Around about now is when I wish I was some kind of writing machine, who could work quickly and efficiently. My residency finishes at the end of February, which is only 4 months away. I would like to think if I sped things up a bit I could have the first novel finished and the children's one nearly done as well.

So why do I work so slowly when these things are all there in my head? When I have the time and the space and the income? I wish I had done some kind of journalism training - the novelists I know who have are very very good at bashing out the words quickly and efficiently, where as I tend to go bash, bash, think, think, get distracted, another bash, go and have a nap. And that is not a typical day I am describing but a typical month, so those periods of not bashing are ridiculously long while I stew things over. I have talked before about the perfect novel in my head; maybe the problem is still that I am worried that when it comes out it won't be so hot. But I'm supposed to be over all of that.

The other thing I have noticed is that my new idea has arisen from the research for the current one. I go wandering along a path and realise that I am too far from the route I am supposed to be taking, so I promise to come back to that path another day on a new project. Just as my current one will be linked to TSOB because of my own personal interests, so too will the next one be linked to that (and probably so on and so forth). An image of train carriages being hitched together comes to mind. Each one will be connected to the last, but by a different link than the one before. I think that's rather a nice way to shape one's publishing career.

5 comments:

Anonymous said...

I hear you - I have had a similar thing happen all week, like an idea riding on ones current projects coat tails, thank god for notebooks I say, reassuring to jot it down and know it will be there when I need to get to it.

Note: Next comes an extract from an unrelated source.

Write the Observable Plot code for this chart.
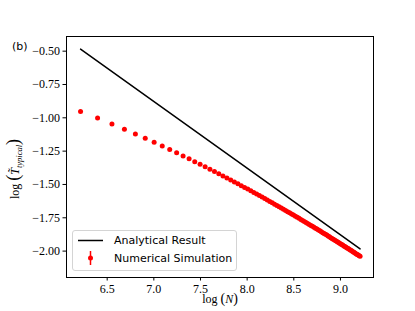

I have read in Julia Cameron we only tell one story anyway, though that fills me with anxiety that I am repeating myself, I look at as one theme, each work a little leap frog until the next one, though I think your train carriage metaphor much better. Ideas are like seeds, some take longer to grow than others.

(too much coffee today)

Mary McCallum said...

yes-yes-yes-yes-yes-yes-yes-yes-yes

it's the creative impulse plus the desire for stimulation and excitement on a regular basis - i have the same problem hence my choice of journalism as a career prior to this novel-writing lark - never thought I'd write a novel for the very reason that it seemed such a disciplined long-term thing - and even now i have to make it interesting for myself - hence hating synopses and bringing in a picometer (see my blog)and self-imposed deadlines (as you have done rachael)

how exciting to have all the ideas, though, rather than those terrible writer's blocks people refer to - elizabeth knox says she is 'persecuted by ideas' - which shows at once how wonderful and terrible it is to be wildly creative - something she most definately is

Unknown said...

I seem to get my ideas for projects while walking the pooch: and yet I still haven't learned to take paper and pen, so, given my lousy memory, such walks end by trying to walk quickly back, uttering mnemonics to remind me of the main points when I do, the poor old pooch having to keep up as best she can, pissed off all the time to be missing out on smells.

Though, that said, funny coincidence, we had to have her put down yesterday, after she got bloat, so no more walks, perhaps no more ideas. A sad house today, and for some while.

KC said...

Love the train carriage metaphor Rachael. No pressure now, but I'm looking forward to the readers in 40 years time linking the books together for themselves. Keep going! xx

Jane said...

I have been a journalist for 20 years and still haven't completed the three novels I have been working on. I am hoping NatNoWriMo will help.